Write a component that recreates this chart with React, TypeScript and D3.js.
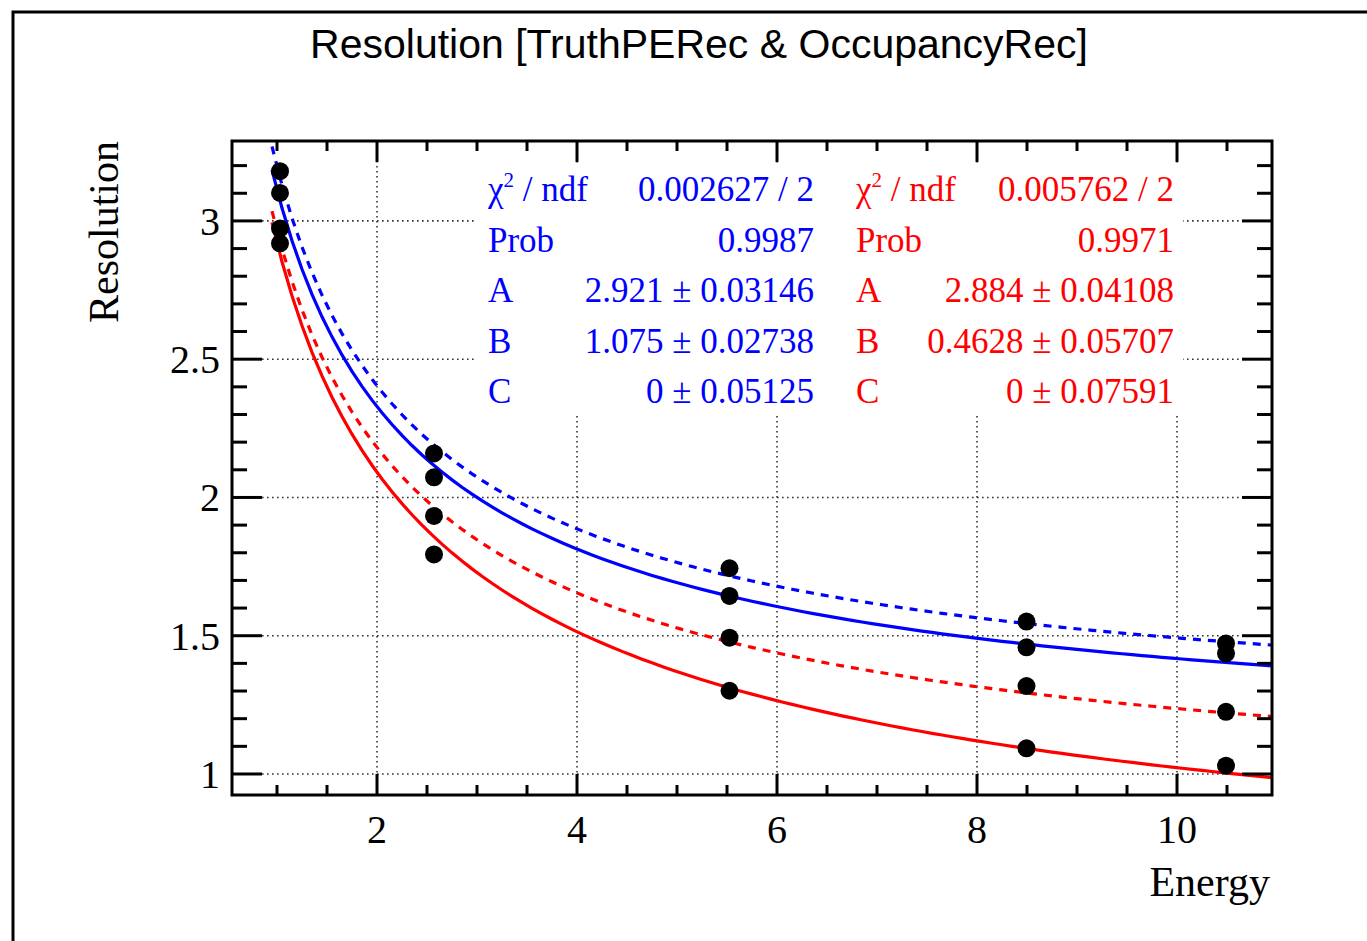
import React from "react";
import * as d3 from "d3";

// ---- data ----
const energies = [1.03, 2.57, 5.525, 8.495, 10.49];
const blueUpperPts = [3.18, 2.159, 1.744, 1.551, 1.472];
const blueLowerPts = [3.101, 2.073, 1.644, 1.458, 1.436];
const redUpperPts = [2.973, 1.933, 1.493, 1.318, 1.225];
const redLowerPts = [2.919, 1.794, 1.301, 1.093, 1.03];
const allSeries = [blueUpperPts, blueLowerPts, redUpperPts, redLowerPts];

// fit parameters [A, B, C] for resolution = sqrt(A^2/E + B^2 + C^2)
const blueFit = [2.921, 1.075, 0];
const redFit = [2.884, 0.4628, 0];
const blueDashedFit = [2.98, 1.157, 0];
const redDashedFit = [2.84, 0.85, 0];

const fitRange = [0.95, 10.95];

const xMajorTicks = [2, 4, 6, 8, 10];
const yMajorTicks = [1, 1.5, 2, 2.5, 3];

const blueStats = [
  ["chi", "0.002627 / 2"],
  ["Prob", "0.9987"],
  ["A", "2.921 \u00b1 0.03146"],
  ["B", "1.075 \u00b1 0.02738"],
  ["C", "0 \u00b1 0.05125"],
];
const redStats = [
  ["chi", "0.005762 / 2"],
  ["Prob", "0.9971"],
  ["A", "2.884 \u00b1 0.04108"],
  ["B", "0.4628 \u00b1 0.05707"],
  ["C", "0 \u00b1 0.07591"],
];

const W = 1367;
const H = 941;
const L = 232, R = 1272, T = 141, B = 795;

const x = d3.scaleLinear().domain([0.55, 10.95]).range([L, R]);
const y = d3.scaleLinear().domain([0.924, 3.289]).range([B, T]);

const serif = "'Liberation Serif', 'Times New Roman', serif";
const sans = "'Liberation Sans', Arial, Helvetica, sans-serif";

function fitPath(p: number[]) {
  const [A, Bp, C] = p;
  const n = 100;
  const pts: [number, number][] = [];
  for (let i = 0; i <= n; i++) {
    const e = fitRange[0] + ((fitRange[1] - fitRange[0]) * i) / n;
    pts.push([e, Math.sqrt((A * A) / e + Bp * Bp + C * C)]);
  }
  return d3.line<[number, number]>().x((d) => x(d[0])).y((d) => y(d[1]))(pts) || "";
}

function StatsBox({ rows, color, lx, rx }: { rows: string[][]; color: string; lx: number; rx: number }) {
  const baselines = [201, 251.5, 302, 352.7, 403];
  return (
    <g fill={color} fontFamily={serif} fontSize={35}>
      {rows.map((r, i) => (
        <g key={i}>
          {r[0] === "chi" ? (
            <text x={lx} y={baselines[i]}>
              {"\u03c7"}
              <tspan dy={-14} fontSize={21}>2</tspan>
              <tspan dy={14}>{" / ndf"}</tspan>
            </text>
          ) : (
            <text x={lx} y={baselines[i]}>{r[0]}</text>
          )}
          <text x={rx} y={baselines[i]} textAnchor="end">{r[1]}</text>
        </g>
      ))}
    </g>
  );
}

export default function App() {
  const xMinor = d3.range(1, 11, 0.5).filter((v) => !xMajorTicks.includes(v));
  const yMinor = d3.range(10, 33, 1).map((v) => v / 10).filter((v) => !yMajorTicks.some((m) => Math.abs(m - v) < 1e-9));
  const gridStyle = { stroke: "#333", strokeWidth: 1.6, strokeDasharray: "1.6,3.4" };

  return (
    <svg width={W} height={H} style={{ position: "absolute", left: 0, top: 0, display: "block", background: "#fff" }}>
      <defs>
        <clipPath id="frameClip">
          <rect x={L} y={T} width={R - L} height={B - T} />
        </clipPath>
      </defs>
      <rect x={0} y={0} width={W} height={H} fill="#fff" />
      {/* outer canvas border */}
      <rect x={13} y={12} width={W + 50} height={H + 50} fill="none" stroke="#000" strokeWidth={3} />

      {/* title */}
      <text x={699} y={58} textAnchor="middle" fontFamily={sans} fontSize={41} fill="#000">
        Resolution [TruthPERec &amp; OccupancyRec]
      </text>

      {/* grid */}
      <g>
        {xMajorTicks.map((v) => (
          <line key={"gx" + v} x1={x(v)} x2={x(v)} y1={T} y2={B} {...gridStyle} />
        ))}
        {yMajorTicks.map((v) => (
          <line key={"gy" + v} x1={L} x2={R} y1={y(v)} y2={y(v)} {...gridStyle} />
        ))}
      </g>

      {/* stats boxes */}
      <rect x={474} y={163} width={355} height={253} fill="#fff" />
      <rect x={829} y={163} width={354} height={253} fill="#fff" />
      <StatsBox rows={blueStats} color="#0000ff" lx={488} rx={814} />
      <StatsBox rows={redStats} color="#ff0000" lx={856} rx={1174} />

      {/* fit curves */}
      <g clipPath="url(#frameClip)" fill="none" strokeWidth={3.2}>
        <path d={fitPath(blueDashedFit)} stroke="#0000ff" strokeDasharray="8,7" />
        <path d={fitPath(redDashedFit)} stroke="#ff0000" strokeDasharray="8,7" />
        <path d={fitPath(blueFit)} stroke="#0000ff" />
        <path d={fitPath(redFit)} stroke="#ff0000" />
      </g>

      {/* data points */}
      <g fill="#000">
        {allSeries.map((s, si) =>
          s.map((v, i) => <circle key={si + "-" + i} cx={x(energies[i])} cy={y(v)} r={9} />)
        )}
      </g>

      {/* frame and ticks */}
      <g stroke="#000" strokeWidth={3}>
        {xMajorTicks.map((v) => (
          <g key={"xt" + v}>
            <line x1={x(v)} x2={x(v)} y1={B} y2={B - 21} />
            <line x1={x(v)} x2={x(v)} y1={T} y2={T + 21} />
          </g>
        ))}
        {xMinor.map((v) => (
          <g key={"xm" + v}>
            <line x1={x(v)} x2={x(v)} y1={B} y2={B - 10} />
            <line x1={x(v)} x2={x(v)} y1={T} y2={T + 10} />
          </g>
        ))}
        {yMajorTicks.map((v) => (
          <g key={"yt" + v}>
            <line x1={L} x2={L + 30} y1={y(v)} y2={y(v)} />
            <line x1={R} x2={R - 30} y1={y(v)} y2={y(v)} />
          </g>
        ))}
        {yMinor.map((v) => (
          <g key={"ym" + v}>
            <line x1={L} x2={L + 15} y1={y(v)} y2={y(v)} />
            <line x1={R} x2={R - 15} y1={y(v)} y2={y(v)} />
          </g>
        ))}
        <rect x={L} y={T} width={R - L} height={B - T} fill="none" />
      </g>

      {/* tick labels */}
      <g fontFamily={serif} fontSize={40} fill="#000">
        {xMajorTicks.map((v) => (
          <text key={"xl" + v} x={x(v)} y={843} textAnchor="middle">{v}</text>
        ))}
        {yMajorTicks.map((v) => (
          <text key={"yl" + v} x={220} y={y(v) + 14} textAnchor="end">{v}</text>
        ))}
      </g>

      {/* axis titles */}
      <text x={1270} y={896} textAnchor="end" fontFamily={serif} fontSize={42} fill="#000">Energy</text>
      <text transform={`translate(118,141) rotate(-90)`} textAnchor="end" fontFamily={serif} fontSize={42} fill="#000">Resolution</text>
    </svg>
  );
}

+++

▸ TASK INSTRUCTIONS: Using the material above, set down every line exactly, but skip the pictures.

▸ RESPONSE TO THIS TASK:
Write a component that recreates this chart with React, TypeScript and D3.js.
import React from "react";
import * as d3 from "d3";

// ---- data ----
const energies = [1.03, 2.57, 5.525, 8.495, 10.49];
const blueUpperPts = [3.18, 2.159, 1.744, 1.551, 1.472];
const blueLowerPts = [3.101, 2.073, 1.644, 1.458, 1.436];
const redUpperPts = [2.973, 1.933, 1.493, 1.318, 1.225];
const redLowerPts = [2.919, 1.794, 1.301, 1.093, 1.03];
const allSeries = [blueUpperPts, blueLowerPts, redUpperPts, redLowerPts];

// fit parameters [A, B, C] for resolution = sqrt(A^2/E + B^2 + C^2)
const blueFit = [2.921, 1.075, 0];
const redFit = [2.884, 0.4628, 0];
const blueDashedFit = [2.98, 1.157, 0];
const redDashedFit = [2.84, 0.85, 0];

const fitRange = [0.95, 10.95];

const xMajorTicks = [2, 4, 6, 8, 10];
const yMajorTicks = [1, 1.5, 2, 2.5, 3];

const blueStats = [
  ["chi", "0.002627 / 2"],
  ["Prob", "0.9987"],
  ["A", "2.921 \u00b1 0.03146"],
  ["B", "1.075 \u00b1 0.02738"],
  ["C", "0 \u00b1 0.05125"],
];
const redStats = [
  ["chi", "0.005762 / 2"],
  ["Prob", "0.9971"],
  ["A", "2.884 \u00b1 0.04108"],
  ["B", "0.4628 \u00b1 0.05707"],
  ["C", "0 \u00b1 0.07591"],
];

const W = 1367;
const H = 941;
const L = 232, R = 1272, T = 141, B = 795;

const x = d3.scaleLinear().domain([0.55, 10.95]).range([L, R]);
const y = d3.scaleLinear().domain([0.924, 3.289]).range([B, T]);

const serif = "'Liberation Serif', 'Times New Roman', serif";
const sans = "'Liberation Sans', Arial, Helvetica, sans-serif";

function fitPath(p: number[]) {
  const [A, Bp, C] = p;
  const n = 100;
  const pts: [number, number][] = [];
  for (let i = 0; i <= n; i++) {
    const e = fitRange[0] + ((fitRange[1] - fitRange[0]) * i) / n;
    pts.push([e, Math.sqrt((A * A) / e + Bp * Bp + C * C)]);
  }
  return d3.line<[number, number]>().x((d) => x(d[0])).y((d) => y(d[1]))(pts) || "";
}

function StatsBox({ rows, color, lx, rx }: { rows: string[][]; color: string; lx: number; rx: number }) {
  const baselines = [201, 251.5, 302, 352.7, 403];
  return (
    <g fill={color} fontFamily={serif} fontSize={35}>
      {rows.map((r, i) => (
        <g key={i}>
          {r[0] === "chi" ? (
            <text x={lx} y={baselines[i]}>
              {"\u03c7"}
              <tspan dy={-14} fontSize={21}>2</tspan>
              <tspan dy={14}>{" / ndf"}</tspan>
            </text>
          ) : (
            <text x={lx} y={baselines[i]}>{r[0]}</text>
          )}
          <text x={rx} y={baselines[i]} textAnchor="end">{r[1]}</text>
        </g>
      ))}
    </g>
  );
}

export default function App() {
  const xMinor = d3.range(1, 11, 0.5).filter((v) => !xMajorTicks.includes(v));
  const yMinor = d3.range(10, 33, 1).map((v) => v / 10).filter((v) => !yMajorTicks.some((m) => Math.abs(m - v) < 1e-9));
  const gridStyle = { stroke: "#333", strokeWidth: 1.6, strokeDasharray: "1.6,3.4" };

  return (
    <svg width={W} height={H} style={{ position: "absolute", left: 0, top: 0, display: "block", background: "#fff" }}>
      <defs>
        <clipPath id="frameClip">
          <rect x={L} y={T} width={R - L} height={B - T} />
        </clipPath>
      </defs>
      <rect x={0} y={0} width={W} height={H} fill="#fff" />
      {/* outer canvas border */}
      <rect x={13} y={12} width={W + 50} height={H + 50} fill="none" stroke="#000" strokeWidth={3} />

      {/* title */}
      <text x={699} y={58} textAnchor="middle" fontFamily={sans} fontSize={41} fill="#000">
        Resolution [TruthPERec &amp; OccupancyRec]
      </text>

      {/* grid */}
      <g>
        {xMajorTicks.map((v) => (
          <line key={"gx" + v} x1={x(v)} x2={x(v)} y1={T} y2={B} {...gridStyle} />
        ))}
        {yMajorTicks.map((v) => (
          <line key={"gy" + v} x1={L} x2={R} y1={y(v)} y2={y(v)} {...gridStyle} />
        ))}
      </g>

      {/* stats boxes */}
      <rect x={474} y={163} width={355} height={253} fill="#fff" />
      <rect x={829} y={163} width={354} height={253} fill="#fff" />
      <StatsBox rows={blueStats} color="#0000ff" lx={488} rx={814} />
      <StatsBox rows={redStats} color="#ff0000" lx={856} rx={1174} />

      {/* fit curves */}
      <g clipPath="url(#frameClip)" fill="none" strokeWidth={3.2}>
        <path d={fitPath(blueDashedFit)} stroke="#0000ff" strokeDasharray="8,7" />
        <path d={fitPath(redDashedFit)} stroke="#ff0000" strokeDasharray="8,7" />
        <path d={fitPath(blueFit)} stroke="#0000ff" />
        <path d={fitPath(redFit)} stroke="#ff0000" />
      </g>

      {/* data points */}
      <g fill="#000">
        {allSeries.map((s, si) =>
          s.map((v, i) => <circle key={si + "-" + i} cx={x(energies[i])} cy={y(v)} r={9} />)
        )}
      </g>

      {/* frame and ticks */}
      <g stroke="#000" strokeWidth={3}>
        {xMajorTicks.map((v) => (
          <g key={"xt" + v}>
            <line x1={x(v)} x2={x(v)} y1={B} y2={B - 21} />
            <line x1={x(v)} x2={x(v)} y1={T} y2={T + 21} />
          </g>
        ))}
        {xMinor.map((v) => (
          <g key={"xm" + v}>
            <line x1={x(v)} x2={x(v)} y1={B} y2={B - 10} />
            <line x1={x(v)} x2={x(v)} y1={T} y2={T + 10} />
          </g>
        ))}
        {yMajorTicks.map((v) => (
          <g key={"yt" + v}>
            <line x1={L} x2={L + 30} y1={y(v)} y2={y(v)} />
            <line x1={R} x2={R - 30} y1={y(v)} y2={y(v)} />
          </g>
        ))}
        {yMinor.map((v) => (
          <g key={"ym" + v}>
            <line x1={L} x2={L + 15} y1={y(v)} y2={y(v)} />
            <line x1={R} x2={R - 15} y1={y(v)} y2={y(v)} />
          </g>
        ))}
        <rect x={L} y={T} width={R - L} height={B - T} fill="none" />
      </g>

      {/* tick labels */}
      <g fontFamily={serif} fontSize={40} fill="#000">
        {xMajorTicks.map((v) => (
          <text key={"xl" + v} x={x(v)} y={843} textAnchor="middle">{v}</text>
        ))}
        {yMajorTicks.map((v) => (
          <text key={"yl" + v} x={220} y={y(v) + 14} textAnchor="end">{v}</text>
        ))}
      </g>

      {/* axis titles */}
      <text x={1270} y={896} textAnchor="end" fontFamily={serif} fontSize={42} fill="#000">Energy</text>
      <text transform={`translate(118,141) rotate(-90)`} textAnchor="end" fontFamily={serif} fontSize={42} fill="#000">Resolution</text>
    </svg>
  );
}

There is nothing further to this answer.